PROVIDED DATA:
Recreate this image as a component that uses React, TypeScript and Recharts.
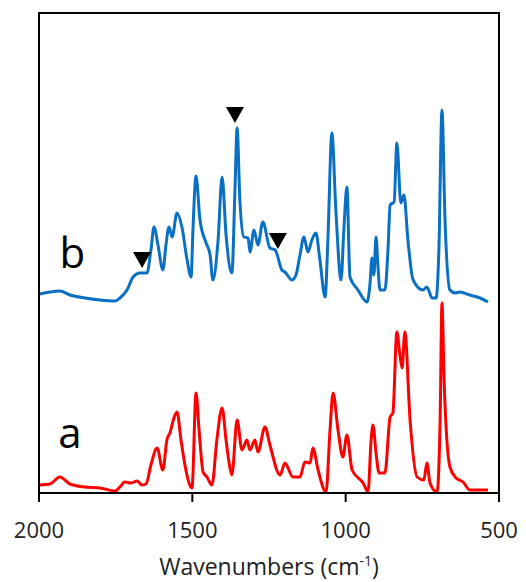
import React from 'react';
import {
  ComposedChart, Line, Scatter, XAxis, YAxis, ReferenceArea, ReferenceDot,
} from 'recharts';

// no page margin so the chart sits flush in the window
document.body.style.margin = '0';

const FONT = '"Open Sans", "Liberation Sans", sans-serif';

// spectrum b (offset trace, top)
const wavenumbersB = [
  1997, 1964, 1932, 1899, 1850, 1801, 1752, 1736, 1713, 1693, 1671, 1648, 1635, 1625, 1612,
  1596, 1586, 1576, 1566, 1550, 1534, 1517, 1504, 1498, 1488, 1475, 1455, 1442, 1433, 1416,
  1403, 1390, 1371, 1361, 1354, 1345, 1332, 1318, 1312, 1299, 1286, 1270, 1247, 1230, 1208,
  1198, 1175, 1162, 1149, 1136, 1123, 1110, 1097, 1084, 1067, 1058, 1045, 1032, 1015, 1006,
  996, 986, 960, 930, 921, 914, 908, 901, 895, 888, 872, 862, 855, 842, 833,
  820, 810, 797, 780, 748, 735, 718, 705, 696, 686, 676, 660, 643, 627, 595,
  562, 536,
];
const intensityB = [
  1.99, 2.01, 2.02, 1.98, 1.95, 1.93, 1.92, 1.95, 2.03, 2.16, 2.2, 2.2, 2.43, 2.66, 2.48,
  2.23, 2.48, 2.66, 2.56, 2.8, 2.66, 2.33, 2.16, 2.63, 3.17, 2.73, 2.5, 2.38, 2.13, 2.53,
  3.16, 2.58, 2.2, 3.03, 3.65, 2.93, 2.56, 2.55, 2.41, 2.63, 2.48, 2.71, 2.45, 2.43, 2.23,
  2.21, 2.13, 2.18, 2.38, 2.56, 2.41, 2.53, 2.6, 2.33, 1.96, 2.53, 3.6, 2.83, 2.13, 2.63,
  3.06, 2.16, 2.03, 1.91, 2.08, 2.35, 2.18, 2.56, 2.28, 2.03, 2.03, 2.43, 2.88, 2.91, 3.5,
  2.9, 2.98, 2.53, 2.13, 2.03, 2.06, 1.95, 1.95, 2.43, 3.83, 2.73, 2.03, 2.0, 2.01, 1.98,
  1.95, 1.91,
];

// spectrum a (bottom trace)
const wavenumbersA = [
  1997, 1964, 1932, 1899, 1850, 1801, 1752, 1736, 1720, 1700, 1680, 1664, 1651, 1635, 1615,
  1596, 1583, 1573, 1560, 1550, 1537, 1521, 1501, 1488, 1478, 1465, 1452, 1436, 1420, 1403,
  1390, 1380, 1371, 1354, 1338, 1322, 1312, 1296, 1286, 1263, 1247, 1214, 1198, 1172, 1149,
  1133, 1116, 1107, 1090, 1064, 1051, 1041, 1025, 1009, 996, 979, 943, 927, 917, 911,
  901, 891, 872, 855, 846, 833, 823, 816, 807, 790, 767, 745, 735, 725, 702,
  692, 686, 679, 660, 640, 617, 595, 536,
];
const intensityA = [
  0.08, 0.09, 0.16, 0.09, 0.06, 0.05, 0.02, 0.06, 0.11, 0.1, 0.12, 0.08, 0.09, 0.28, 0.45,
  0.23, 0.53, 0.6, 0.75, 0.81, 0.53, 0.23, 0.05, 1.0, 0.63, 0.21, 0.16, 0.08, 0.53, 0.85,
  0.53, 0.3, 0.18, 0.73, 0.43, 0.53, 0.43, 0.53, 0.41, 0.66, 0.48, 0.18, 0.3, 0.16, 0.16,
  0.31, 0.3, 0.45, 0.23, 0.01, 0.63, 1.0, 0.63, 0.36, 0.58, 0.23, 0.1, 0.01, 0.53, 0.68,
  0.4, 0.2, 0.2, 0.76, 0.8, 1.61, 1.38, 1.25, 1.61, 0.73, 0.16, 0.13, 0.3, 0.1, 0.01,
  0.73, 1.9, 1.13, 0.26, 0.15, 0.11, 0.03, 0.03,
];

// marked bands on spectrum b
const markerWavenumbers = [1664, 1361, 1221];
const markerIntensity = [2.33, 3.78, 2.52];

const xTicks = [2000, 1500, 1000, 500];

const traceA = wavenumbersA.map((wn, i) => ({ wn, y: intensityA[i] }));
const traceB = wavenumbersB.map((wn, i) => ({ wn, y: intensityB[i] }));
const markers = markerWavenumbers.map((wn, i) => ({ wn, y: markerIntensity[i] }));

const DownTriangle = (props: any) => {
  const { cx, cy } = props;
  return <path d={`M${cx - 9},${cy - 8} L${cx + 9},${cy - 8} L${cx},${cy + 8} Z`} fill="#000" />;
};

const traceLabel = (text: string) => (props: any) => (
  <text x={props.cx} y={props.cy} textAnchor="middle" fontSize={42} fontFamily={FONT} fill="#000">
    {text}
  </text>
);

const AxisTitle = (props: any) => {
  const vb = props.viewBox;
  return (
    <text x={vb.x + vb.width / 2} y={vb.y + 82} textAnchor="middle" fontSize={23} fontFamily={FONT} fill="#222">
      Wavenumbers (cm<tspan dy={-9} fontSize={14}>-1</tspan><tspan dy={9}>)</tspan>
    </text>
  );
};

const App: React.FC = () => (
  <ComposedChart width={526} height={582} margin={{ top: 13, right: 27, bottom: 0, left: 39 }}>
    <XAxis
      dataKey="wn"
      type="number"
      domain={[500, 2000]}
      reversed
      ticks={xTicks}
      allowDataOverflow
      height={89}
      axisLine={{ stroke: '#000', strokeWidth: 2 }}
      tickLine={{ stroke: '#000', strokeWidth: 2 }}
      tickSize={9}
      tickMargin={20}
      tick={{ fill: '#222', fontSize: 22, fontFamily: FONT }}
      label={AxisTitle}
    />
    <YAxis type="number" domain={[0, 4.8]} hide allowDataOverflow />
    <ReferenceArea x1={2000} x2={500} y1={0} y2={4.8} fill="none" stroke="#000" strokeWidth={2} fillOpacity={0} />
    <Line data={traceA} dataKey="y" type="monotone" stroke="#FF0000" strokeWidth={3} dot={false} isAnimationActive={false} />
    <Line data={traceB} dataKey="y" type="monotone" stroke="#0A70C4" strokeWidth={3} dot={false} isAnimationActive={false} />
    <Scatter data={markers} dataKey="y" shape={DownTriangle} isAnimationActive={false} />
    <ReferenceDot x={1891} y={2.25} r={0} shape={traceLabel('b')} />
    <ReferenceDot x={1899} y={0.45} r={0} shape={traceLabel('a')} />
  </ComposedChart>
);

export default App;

REQUEST: Copy the data word for word. Pictures do not go in the copy.

SOLVED PROBLEM:
Recreate this image as a component that uses React, TypeScript and Recharts.
import React from 'react';
import {
  ComposedChart, Line, Scatter, XAxis, YAxis, ReferenceArea, ReferenceDot,
} from 'recharts';

// no page margin so the chart sits flush in the window
document.body.style.margin = '0';

const FONT = '"Open Sans", "Liberation Sans", sans-serif';

// spectrum b (offset trace, top)
const wavenumbersB = [
  1997, 1964, 1932, 1899, 1850, 1801, 1752, 1736, 1713, 1693, 1671, 1648, 1635, 1625, 1612,
  1596, 1586, 1576, 1566, 1550, 1534, 1517, 1504, 1498, 1488, 1475, 1455, 1442, 1433, 1416,
  1403, 1390, 1371, 1361, 1354, 1345, 1332, 1318, 1312, 1299, 1286, 1270, 1247, 1230, 1208,
  1198, 1175, 1162, 1149, 1136, 1123, 1110, 1097, 1084, 1067, 1058, 1045, 1032, 1015, 1006,
  996, 986, 960, 930, 921, 914, 908, 901, 895, 888, 872, 862, 855, 842, 833,
  820, 810, 797, 780, 748, 735, 718, 705, 696, 686, 676, 660, 643, 627, 595,
  562, 536,
];
const intensityB = [
  1.99, 2.01, 2.02, 1.98, 1.95, 1.93, 1.92, 1.95, 2.03, 2.16, 2.2, 2.2, 2.43, 2.66, 2.48,
  2.23, 2.48, 2.66, 2.56, 2.8, 2.66, 2.33, 2.16, 2.63, 3.17, 2.73, 2.5, 2.38, 2.13, 2.53,
  3.16, 2.58, 2.2, 3.03, 3.65, 2.93, 2.56, 2.55, 2.41, 2.63, 2.48, 2.71, 2.45, 2.43, 2.23,
  2.21, 2.13, 2.18, 2.38, 2.56, 2.41, 2.53, 2.6, 2.33, 1.96, 2.53, 3.6, 2.83, 2.13, 2.63,
  3.06, 2.16, 2.03, 1.91, 2.08, 2.35, 2.18, 2.56, 2.28, 2.03, 2.03, 2.43, 2.88, 2.91, 3.5,
  2.9, 2.98, 2.53, 2.13, 2.03, 2.06, 1.95, 1.95, 2.43, 3.83, 2.73, 2.03, 2.0, 2.01, 1.98,
  1.95, 1.91,
];

// spectrum a (bottom trace)
const wavenumbersA = [
  1997, 1964, 1932, 1899, 1850, 1801, 1752, 1736, 1720, 1700, 1680, 1664, 1651, 1635, 1615,
  1596, 1583, 1573, 1560, 1550, 1537, 1521, 1501, 1488, 1478, 1465, 1452, 1436, 1420, 1403,
  1390, 1380, 1371, 1354, 1338, 1322, 1312, 1296, 1286, 1263, 1247, 1214, 1198, 1172, 1149,
  1133, 1116, 1107, 1090, 1064, 1051, 1041, 1025, 1009, 996, 979, 943, 927, 917, 911,
  901, 891, 872, 855, 846, 833, 823, 816, 807, 790, 767, 745, 735, 725, 702,
  692, 686, 679, 660, 640, 617, 595, 536,
];
const intensityA = [
  0.08, 0.09, 0.16, 0.09, 0.06, 0.05, 0.02, 0.06, 0.11, 0.1, 0.12, 0.08, 0.09, 0.28, 0.45,
  0.23, 0.53, 0.6, 0.75, 0.81, 0.53, 0.23, 0.05, 1.0, 0.63, 0.21, 0.16, 0.08, 0.53, 0.85,
  0.53, 0.3, 0.18, 0.73, 0.43, 0.53, 0.43, 0.53, 0.41, 0.66, 0.48, 0.18, 0.3, 0.16, 0.16,
  0.31, 0.3, 0.45, 0.23, 0.01, 0.63, 1.0, 0.63, 0.36, 0.58, 0.23, 0.1, 0.01, 0.53, 0.68,
  0.4, 0.2, 0.2, 0.76, 0.8, 1.61, 1.38, 1.25, 1.61, 0.73, 0.16, 0.13, 0.3, 0.1, 0.01,
  0.73, 1.9, 1.13, 0.26, 0.15, 0.11, 0.03, 0.03,
];

// marked bands on spectrum b
const markerWavenumbers = [1664, 1361, 1221];
const markerIntensity = [2.33, 3.78, 2.52];

const xTicks = [2000, 1500, 1000, 500];

const traceA = wavenumbersA.map((wn, i) => ({ wn, y: intensityA[i] }));
const traceB = wavenumbersB.map((wn, i) => ({ wn, y: intensityB[i] }));
const markers = markerWavenumbers.map((wn, i) => ({ wn, y: markerIntensity[i] }));

const DownTriangle = (props: any) => {
  const { cx, cy } = props;
  return <path d={`M${cx - 9},${cy - 8} L${cx + 9},${cy - 8} L${cx},${cy + 8} Z`} fill="#000" />;
};

const traceLabel = (text: string) => (props: any) => (
  <text x={props.cx} y={props.cy} textAnchor="middle" fontSize={42} fontFamily={FONT} fill="#000">
    {text}
  </text>
);

const AxisTitle = (props: any) => {
  const vb = props.viewBox;
  return (
    <text x={vb.x + vb.width / 2} y={vb.y + 82} textAnchor="middle" fontSize={23} fontFamily={FONT} fill="#222">
      Wavenumbers (cm<tspan dy={-9} fontSize={14}>-1</tspan><tspan dy={9}>)</tspan>
    </text>
  );
};

const App: React.FC = () => (
  <ComposedChart width={526} height={582} margin={{ top: 13, right: 27, bottom: 0, left: 39 }}>
    <XAxis
      dataKey="wn"
      type="number"
      domain={[500, 2000]}
      reversed
      ticks={xTicks}
      allowDataOverflow
      height={89}
      axisLine={{ stroke: '#000', strokeWidth: 2 }}
      tickLine={{ stroke: '#000', strokeWidth: 2 }}
      tickSize={9}
      tickMargin={20}
      tick={{ fill: '#222', fontSize: 22, fontFamily: FONT }}
      label={AxisTitle}
    />
    <YAxis type="number" domain={[0, 4.8]} hide allowDataOverflow />
    <ReferenceArea x1={2000} x2={500} y1={0} y2={4.8} fill="none" stroke="#000" strokeWidth={2} fillOpacity={0} />
    <Line data={traceA} dataKey="y" type="monotone" stroke="#FF0000" strokeWidth={3} dot={false} isAnimationActive={false} />
    <Line data={traceB} dataKey="y" type="monotone" stroke="#0A70C4" strokeWidth={3} dot={false} isAnimationActive={false} />
    <Scatter data={markers} dataKey="y" shape={DownTriangle} isAnimationActive={false} />
    <ReferenceDot x={1891} y={2.25} r={0} shape={traceLabel('b')} />
    <ReferenceDot x={1899} y={0.45} r={0} shape={traceLabel('a')} />
  </ComposedChart>
);

export default App;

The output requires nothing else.